Apr 272013
 
The bar end mirror I picked up to be legal for next weekend’s race. It’s not all that effective, but at least it’s unobtrusive.

Hindsight has a funny way of exposing ambition. Napoleon’s invasion of Russia, the German counteroffensive in the Ardennes, MacArthur’s push to carry the Korean War into China (complete with nukes)…

Likewise (but on somewhat a lesser scale), my target for an 80 mile road ride today may have been more ambition than good sense, in hindsight. I wanted to get an 80 mile average pace, so I could use it to figure out what race to register for next weekend. I’ve been debating between doing the 100 mile time trial, or the 6 hour endurance race. The idea was to get in a 100 mile road race on relatively flat terrain before the Tour de Cure, which covers some more challenging elevation changes. The downside of the time trial is that you’re released one at a time from the start, which means little, if any, drafting. The 6 hour is a mass start, which means plenty of drafting and pace lines, but it also means I would have to be fast enough to finish 100 miles in six hours.

So today I went out with an 80 mile target, 50 of which would be the big loop of the course for next weekend’s event. My starting conditions were less than ideal, again, in hindsight. Dinner last night consisted of a footlong brat, some pretzel-nacho-cheese-jalapeno thingies, and a couple beers at the ballpark. Today marked the seventh straight day of training, and my legs were still a little sore from deadlift on Thursday, with my chest just getting sore from my bench workout yesterday. In short, I was undernourished, under-hydrated, and under-fresh from the time I got up in the morning.

Still, I thought I could go out, with today’s near-perfect weather, and just set a conservative pace. It wouldn’t be easy, but surely I could just muscle through five hours or so on the bike…

Even saying that now sounds absolutely dumb.

What I had anticipated being a relatively pleasant, if bland, training ride soon became a harsh reality check. Although the wind was nowhere near as intense as my last long road outing, I also had nowhere to hide from it. As the first half of my route wound more or less into the breeze, I found myself vehemently cursing whoever decided to strip thousands of acres of farmland completely bare in order to grow feed corn. As if irresponsible, nonsensical farming of a plant you can’t eat isn’t bad enough, it also removes any and all wind breaks, which means you’re getting beat up by even the most casual breeze. While I started out bopping along at 17-18 mph, soon I was slugging through on the small ring, barely making 14.
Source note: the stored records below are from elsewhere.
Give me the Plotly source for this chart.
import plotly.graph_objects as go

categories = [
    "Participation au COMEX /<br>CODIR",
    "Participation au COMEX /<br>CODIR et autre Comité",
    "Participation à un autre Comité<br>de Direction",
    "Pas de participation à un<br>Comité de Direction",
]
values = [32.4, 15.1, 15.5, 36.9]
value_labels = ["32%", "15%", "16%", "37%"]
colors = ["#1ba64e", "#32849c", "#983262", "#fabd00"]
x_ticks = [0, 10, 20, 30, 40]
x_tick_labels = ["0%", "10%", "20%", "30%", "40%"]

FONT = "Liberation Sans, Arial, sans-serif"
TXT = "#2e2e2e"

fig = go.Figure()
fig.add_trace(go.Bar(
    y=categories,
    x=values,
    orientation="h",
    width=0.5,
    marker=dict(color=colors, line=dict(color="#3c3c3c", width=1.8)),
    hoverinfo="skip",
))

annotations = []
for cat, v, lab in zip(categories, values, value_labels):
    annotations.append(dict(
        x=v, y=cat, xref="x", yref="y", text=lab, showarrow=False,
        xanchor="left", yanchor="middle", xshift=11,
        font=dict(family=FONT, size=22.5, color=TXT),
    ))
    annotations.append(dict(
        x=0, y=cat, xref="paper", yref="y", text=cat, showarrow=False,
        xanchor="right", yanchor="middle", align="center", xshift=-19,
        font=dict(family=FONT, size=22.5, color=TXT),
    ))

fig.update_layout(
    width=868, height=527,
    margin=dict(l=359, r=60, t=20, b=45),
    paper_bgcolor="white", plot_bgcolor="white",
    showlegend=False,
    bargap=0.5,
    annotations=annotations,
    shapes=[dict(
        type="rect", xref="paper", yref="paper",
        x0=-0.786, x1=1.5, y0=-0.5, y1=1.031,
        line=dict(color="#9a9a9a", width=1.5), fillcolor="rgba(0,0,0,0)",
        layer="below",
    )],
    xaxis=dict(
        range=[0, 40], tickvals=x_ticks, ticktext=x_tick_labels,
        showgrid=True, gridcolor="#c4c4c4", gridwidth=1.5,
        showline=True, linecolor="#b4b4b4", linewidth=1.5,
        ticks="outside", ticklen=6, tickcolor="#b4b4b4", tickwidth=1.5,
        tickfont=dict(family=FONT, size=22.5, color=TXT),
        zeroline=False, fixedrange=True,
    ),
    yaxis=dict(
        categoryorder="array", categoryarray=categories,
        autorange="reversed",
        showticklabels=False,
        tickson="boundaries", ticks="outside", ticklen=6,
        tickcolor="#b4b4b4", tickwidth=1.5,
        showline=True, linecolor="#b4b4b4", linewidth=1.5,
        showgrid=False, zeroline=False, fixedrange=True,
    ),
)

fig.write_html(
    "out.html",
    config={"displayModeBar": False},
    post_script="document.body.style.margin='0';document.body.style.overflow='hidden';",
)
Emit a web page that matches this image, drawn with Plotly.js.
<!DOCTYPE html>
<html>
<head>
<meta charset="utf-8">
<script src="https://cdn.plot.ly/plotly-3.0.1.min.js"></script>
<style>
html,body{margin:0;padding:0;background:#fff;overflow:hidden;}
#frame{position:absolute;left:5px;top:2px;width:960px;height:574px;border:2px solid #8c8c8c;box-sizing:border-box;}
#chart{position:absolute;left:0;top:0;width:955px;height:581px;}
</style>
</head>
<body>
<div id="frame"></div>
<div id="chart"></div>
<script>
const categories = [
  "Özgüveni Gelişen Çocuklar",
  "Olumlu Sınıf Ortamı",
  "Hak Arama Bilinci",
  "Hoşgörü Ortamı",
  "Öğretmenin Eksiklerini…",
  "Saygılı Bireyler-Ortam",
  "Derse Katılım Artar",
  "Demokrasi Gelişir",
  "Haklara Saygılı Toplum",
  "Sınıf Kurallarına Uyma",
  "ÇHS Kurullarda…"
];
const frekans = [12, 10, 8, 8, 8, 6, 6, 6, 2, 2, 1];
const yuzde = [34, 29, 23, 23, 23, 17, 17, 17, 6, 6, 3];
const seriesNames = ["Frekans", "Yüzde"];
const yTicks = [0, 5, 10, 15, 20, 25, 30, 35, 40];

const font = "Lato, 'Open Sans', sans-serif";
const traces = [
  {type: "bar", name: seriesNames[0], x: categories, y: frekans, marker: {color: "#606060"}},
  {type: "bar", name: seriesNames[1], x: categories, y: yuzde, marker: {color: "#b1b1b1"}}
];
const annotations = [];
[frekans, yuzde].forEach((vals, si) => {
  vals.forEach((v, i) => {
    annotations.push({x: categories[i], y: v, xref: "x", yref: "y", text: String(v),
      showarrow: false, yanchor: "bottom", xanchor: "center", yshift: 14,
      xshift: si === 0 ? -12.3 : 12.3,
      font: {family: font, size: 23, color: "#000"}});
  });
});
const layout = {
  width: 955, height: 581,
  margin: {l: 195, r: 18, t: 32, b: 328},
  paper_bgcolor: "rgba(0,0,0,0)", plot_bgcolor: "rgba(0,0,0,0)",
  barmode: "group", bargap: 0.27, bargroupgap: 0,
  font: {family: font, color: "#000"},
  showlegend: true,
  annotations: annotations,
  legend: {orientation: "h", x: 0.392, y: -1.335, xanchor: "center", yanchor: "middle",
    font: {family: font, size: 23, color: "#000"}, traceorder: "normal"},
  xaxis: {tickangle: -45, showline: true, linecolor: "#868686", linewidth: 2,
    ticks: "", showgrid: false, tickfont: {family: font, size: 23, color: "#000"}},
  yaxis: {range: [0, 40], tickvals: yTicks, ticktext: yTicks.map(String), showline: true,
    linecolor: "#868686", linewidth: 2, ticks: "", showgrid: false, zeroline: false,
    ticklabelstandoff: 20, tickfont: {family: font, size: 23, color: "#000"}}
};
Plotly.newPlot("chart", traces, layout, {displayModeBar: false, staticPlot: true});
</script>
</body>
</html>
And so went the next four hours. I slaved away into the wind along bumpy backcountry roads, trying to conserve water and maintain nutrition as best I could, but suffering with legs that just weren’t rested enough to push harder. At one point, after turning downwind onto a smooth stretch of pavement on State Route 41, I was so relieved by the ease of forward progress that I just put my head down and pedaled for awhile. Unfortunately, my respite also made me miss a turn marker, and I ended up in South Charleston, 4 miles out of my way, and with an additional upwind leg to get back on course.

By the time I finished the loop, I was just about exhausted. I had run out of water, only had 1 gel pack left (strawberry… ew), and had neither the juice nor the motivation to tack on the 15 more miles I needed to make it to my goal for the day.

So now I’m left with no answers to my original questions. I still don’t know if I’m fast enough to do 100 miles in under six hours, but neither do I know if I’m fit enough yet to ride for more than six hours in a time trial, if that’s what it’d take to make it to 100 miles. That said, the solution is obvious, if a little humbling. I need to just go ride the 6 hour, because that will still be the longest I’ve ever been in the saddle continuously, and it’s a logical step forward from the progress I’ve already made. If I get 100 miles out of it, great. If I don’t, well, it’ll just be another data point.